By SETH BORENSTEIN, AP Science Writer
WASHINGTON - With global warming, the world isn‘t just getting hotter — it‘s getting stickier, due to humidity. And people are to blame, according to a study based on computer models published Thursday.
"This humidity change is an important contribution to heat stress in humans as a result of global warming," said Nathan Gillett of the University of East Anglia in the United Kingdom, a co-author of the study.
Humidity increased over most of the globe, including the eastern United States, said study co-author Katharine Willett, a climate researcher at Yale University. However, a few regions, including the U.S. West, South Africa and parts of Australia were drier.
To show that this is man-made, Gillett ran computer models to simulate past climate conditions and studied what would happen to humidity if there were no man-made greenhouse gases. It didn‘t match reality.

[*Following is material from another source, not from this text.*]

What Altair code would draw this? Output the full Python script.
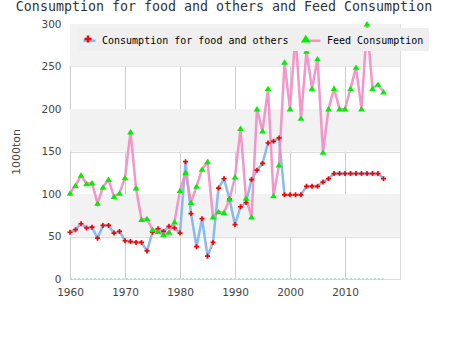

Gillett‘s study followed another last month that used the same technique to show that moisture above the world‘s oceans increased and that it bore the "fingerprint" of being caused by man-made global warming.
"This story does now fit together; there are now no loose ends," said Ben Santer, a scientist at Lawrence Livermore National Lab and author of the September study on moisture above the oceans. "The message is pretty compelling that natural causes alone just can‘t cut it."
It will only feel worse in the future, Gillett said.